I really enjoy dancing...I find it fascinating how the body moves...how the rhythmic beats of music make me respond with emotion (that I like to deny I have)...this particular activity makes me feel things that I am not always comfortable feeling. Emotions wise, if it isn't joy, I like to keep the rest of my emotions under wraps if possible. I don't like feeling bad or negative, to the extreme of avoidance.
I love learning of new languages and new cultures. I love interacting with people from different places and learning about how they were raised, how they view things, why they view things the way they do. I like to analyze behaviors with thoughts of possibly incorporating them into myself if I find it agreeable.
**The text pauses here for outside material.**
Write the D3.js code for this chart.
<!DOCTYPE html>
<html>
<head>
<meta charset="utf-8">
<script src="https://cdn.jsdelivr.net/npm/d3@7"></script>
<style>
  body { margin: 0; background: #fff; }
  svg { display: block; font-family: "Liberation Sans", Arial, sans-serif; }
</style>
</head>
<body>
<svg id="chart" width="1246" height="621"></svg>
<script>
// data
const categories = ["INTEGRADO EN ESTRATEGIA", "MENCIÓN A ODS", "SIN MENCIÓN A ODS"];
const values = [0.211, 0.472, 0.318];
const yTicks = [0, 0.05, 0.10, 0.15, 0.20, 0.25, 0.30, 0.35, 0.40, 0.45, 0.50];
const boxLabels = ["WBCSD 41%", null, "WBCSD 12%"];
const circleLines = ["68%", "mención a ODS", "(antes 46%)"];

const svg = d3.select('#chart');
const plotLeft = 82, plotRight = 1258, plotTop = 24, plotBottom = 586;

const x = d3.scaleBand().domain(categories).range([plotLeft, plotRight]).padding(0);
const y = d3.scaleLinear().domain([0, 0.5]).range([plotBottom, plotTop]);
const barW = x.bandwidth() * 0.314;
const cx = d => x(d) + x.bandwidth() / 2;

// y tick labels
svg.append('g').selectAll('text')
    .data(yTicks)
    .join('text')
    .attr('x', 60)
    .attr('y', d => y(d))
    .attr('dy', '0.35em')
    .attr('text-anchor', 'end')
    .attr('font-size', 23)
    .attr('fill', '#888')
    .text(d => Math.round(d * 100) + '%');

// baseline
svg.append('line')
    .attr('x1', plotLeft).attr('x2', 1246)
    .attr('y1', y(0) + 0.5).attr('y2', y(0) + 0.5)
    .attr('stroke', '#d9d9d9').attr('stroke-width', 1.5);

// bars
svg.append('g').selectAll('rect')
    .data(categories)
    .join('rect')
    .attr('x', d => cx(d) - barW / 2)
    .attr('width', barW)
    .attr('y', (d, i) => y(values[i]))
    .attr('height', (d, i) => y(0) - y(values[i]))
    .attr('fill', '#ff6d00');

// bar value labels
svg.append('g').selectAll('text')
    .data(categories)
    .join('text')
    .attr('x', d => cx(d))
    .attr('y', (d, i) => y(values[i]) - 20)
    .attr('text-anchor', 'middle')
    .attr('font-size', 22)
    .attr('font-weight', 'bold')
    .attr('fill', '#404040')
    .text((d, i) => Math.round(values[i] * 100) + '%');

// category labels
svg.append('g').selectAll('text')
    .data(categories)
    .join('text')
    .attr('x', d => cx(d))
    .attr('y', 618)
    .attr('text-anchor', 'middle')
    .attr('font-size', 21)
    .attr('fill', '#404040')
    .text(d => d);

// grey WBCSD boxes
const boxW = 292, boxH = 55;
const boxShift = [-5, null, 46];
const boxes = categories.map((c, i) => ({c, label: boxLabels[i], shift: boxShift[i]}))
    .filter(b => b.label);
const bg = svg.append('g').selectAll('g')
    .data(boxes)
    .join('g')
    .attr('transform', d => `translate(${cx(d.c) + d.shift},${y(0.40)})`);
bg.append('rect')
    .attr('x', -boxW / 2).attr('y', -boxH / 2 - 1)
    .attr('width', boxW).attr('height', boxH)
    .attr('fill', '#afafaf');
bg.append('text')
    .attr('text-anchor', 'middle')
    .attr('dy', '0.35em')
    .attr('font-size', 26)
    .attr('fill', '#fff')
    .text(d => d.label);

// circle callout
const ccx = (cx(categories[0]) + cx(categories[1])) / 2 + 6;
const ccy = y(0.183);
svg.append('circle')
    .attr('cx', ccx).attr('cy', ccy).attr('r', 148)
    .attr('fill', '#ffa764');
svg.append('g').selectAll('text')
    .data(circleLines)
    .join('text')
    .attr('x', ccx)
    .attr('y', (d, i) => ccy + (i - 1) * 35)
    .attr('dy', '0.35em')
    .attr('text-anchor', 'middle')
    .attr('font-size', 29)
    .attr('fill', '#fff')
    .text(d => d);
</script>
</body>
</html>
I love writing...I started writing poetry and short stories when I was 8. It has always been outlet to express myself in a way that was not allowed or accepted in my household. I love my parents dearly...but emotions that are not favorable are not to be shared. Writing gave me the release I needed of pent up feelings I had to hide and deal with myself. I've never been comfortable sharing myself with others. Perhaps it is from how I grew up...in a house that was restrictive, harsh punishments, inability to really form your own original thoughts, lack of normal friendships and relationships because I moved so much...or maybe that's just who I am. Who knows? It's hard to say. Don't get me wrong...everyone has their issues from growing up. I wonder though, do they also question how wrong it was? Do they work hard to be different from how they turned out? Do they recognize their faults and work to restructure those parts of themselves? Or...do they simply accept who they are with the nonchalant phrase, "that's just who I am." Is it? If you find fault in yourself, should you put such little value on your ability and strength to change yourself and you merely accept that it is "just who you are"?
I did not have affectionate parents, does that mean I don't want to be affectionate? Not at all...in a very shy, timid sort of way I crave it...I am so sensitive...which is odd, I work so hard to build this shell around myself, while presenting that there is no shell...as I have gotten older I am getting so tired of keeping the shell up...but I fear letting it fall, or even weaken. It just makes me more tired having to work so hard.
Ha...this started with passions didn't it? I am passionate...but about too much. I am also such a fickle being, my passions flow like the wind during a tornado.
And yet...I still wonder...what would it be like to really be passionate about one thing in my life?